** Start of Dataset entries **

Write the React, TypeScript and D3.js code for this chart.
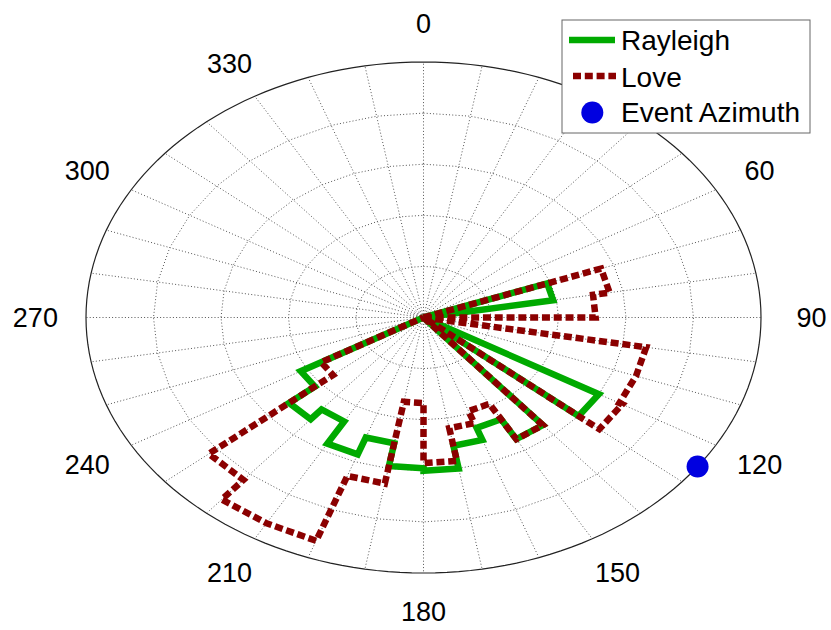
import React from 'react';
import * as d3 from 'd3';

// Azimuth bins (degrees, start of each 10° bin)
const binStart: number[] = [
  0, 10, 20, 30, 40, 50, 60, 70, 80, 90, 100, 110, 120, 130, 140, 150, 160, 170,
  180, 190, 200, 210, 220, 230, 240, 250, 260, 270, 280, 290, 300, 310, 320, 330, 340, 350,
];
const binWidth = 10;

// Normalised counts per bin
const rayleigh: number[] = [
  0, 0, 0, 0, 0, 0, 0, 0.39, 0, 0, 0, 0, 0.6, 0, 0.55, 0.46, 0.51, 0.6,
  0.59, 0.5, 0.57, 0.47, 0.52, 0.42, 0, 0, 0, 0, 0, 0, 0, 0, 0, 0, 0, 0,
];
const love: number[] = [
  0, 0, 0, 0, 0, 0, 0, 0.56, 0.51, 0, 0.67, 0.67, 0.68, 0, 0.55, 0.39, 0.44, 0.57,
  0.335, 0.66, 0.93, 0.93, 0.83, 0.35, 0, 0, 0, 0, 0, 0, 0, 0, 0, 0, 0, 0,
];

const eventAzimuth = 125.7;

// Angle labels (the 30° label sits under the legend box)
const tickAngles: number[] = [0, 60, 90, 120, 150, 180, 210, 240, 270, 300, 330];
const tickLabels: string[] = ['0', '60', '90', '120', '150', '180', '210', '240', '270', '300', '330'];
const spokeAngles: number[] = d3.range(0, 360, 10);
const ringLevels: number[] = [0.2, 0.4, 0.6, 0.8];

const W = 831;
const H = 630;
const cx = 423.5;
const cy = 317.5;
const Rx = 337.5;
const Ry = 255.5;
const rMax = 1;

const sx = d3.scaleLinear().domain([0, rMax]).range([0, Rx]);
const sy = d3.scaleLinear().domain([0, rMax]).range([0, Ry]);

const pt = (deg: number, r: number): [number, number] => {
  const a = (deg * Math.PI) / 180;
  return [cx + sx(r) * Math.sin(a), cy - sy(r) * Math.cos(a)];
};

// Outline of a rose histogram: each run of non-empty bins is a closed stair polygon from the centre
function rosePath(values: number[]): string {
  const path = d3.path();
  let open = false;
  values.forEach((v, i) => {
    const a0 = binStart[i];
    const a1 = a0 + binWidth;
    if (v > 0) {
      if (!open) {
        path.moveTo(cx, cy);
        open = true;
      }
      path.lineTo(...pt(a0, v));
      path.lineTo(...pt(a1, v));
    } else if (open) {
      path.lineTo(cx, cy);
      open = false;
    }
  });
  if (open) path.lineTo(cx, cy);
  return path.toString();
}

const ringPath = (lvl: number): string => {
  const line = d3.line();
  const pts = spokeAngles.map((a) => pt(a, lvl));
  return line(pts) + 'Z';
};

const outerPath = (): string => {
  const pts = d3.range(0, 361, 2).map((a) => pt(a, rMax));
  return d3.line()(pts as [number, number][]) as string;
};

const GREEN = '#00aa00';
const RED = '#8b0000';
const BLUE = '#0000e0';
const FONT = '"Liberation Sans", Arial, Helvetica, sans-serif';

export default function App() {
  const ev = pt(eventAzimuth, rMax);
  return (
    <svg
      width={W}
      height={H}
      viewBox={`0 0 ${W} ${H}`}
      style={{ position: 'absolute', left: 0, top: 0, background: '#fff' }}
      fontFamily={FONT}
    >
      <rect x={0} y={0} width={W} height={H} fill="#fff" />
      {/* grid */}
      <g stroke="#555" strokeWidth={1} strokeDasharray="1 2.2" fill="none">
        {spokeAngles.map((a) => {
          const [x, y] = pt(a, rMax);
          return <line key={a} x1={cx} y1={cy} x2={x} y2={y} />;
        })}
        {ringLevels.map((l) => (
          <path key={l} d={ringPath(l)} />
        ))}
      </g>
      <path d={outerPath()} fill="none" stroke="#222" strokeWidth={1.2} />

      {/* angle labels */}
      <g fontSize={27} fill="#000" textAnchor="middle">
        {tickAngles.map((a, i) => {
          const [x, y] = pt(a, rMax * 1.15);
          return (
            <text key={a} x={x} y={y + 9.7}>
              {tickLabels[i]}
            </text>
          );
        })}
      </g>

      {/* histograms */}
      <path
        d={rosePath(rayleigh)}
        fill="none"
        stroke={GREEN}
        strokeWidth={6.5}
        strokeLinejoin="miter"
        strokeMiterlimit={2}
      />
      <path
        d={rosePath(love)}
        fill="none"
        stroke={RED}
        strokeWidth={6.5}
        strokeDasharray="8 3.8"
        strokeLinejoin="miter"
        strokeMiterlimit={2}
      />
      <circle cx={ev[0]} cy={ev[1]} r={11} fill={BLUE} />

      {/* legend */}
      <g>
        <rect x={562} y={20} width={248} height={113} fill="#fff" stroke="#666" strokeWidth={1} />
        <line x1={569} y1={40} x2={615} y2={40} stroke={GREEN} strokeWidth={6.5} />
        <text x={621} y={50} fontSize={28}>Rayleigh</text>
        <line x1={573} y1={76} x2={616} y2={76} stroke={RED} strokeWidth={6.5} strokeDasharray="8 3.8" />
        <text x={621} y={87} fontSize={28}>Love</text>
        <circle cx={592.3} cy={112.5} r={11} fill={BLUE} />
        <text x={621} y={121.5} fontSize={28}>Event Azimuth</text>
      </g>
    </svg>
  );
}
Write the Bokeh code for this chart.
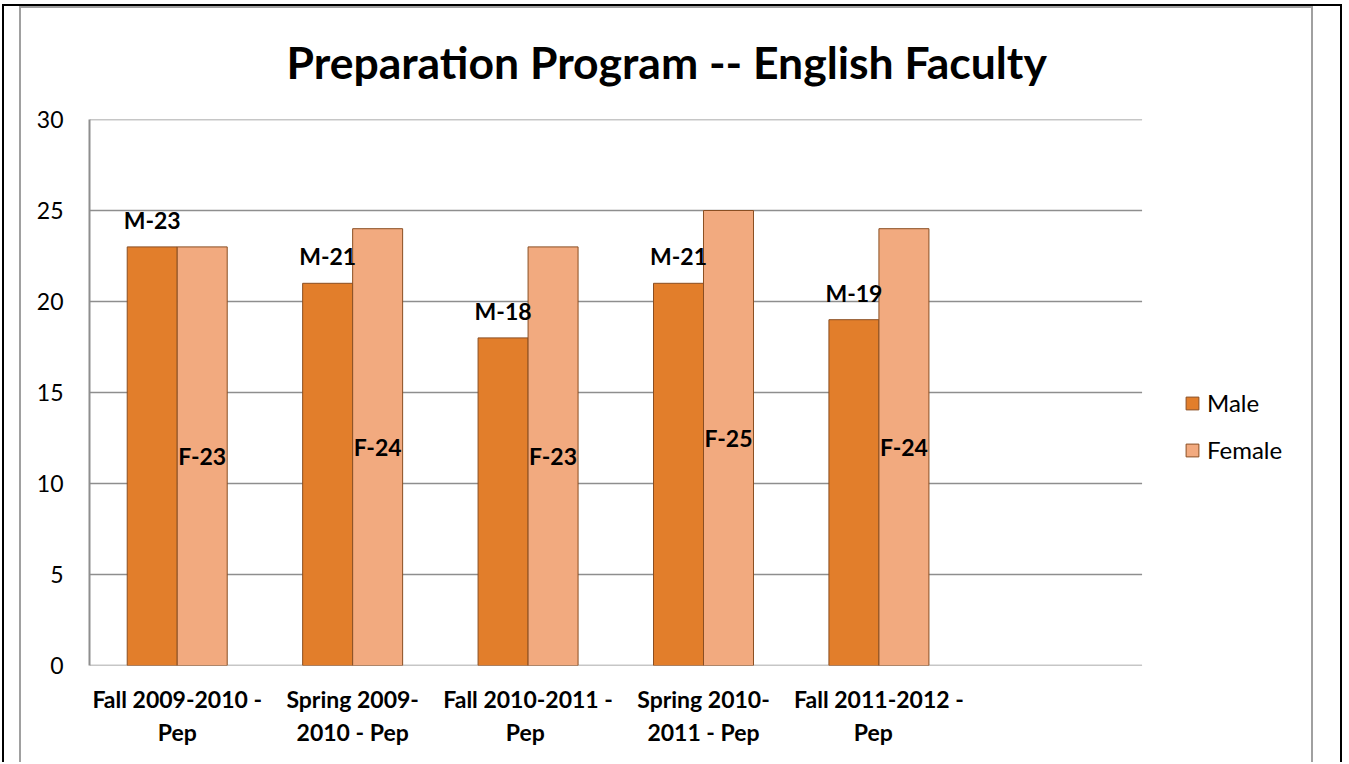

** End of Dataset entries **

Exercise description: Find each line with the string "Write" and copy it out.

Final answer:
Write the React, TypeScript and D3.js code for this chart.
Write the Bokeh code for this chart.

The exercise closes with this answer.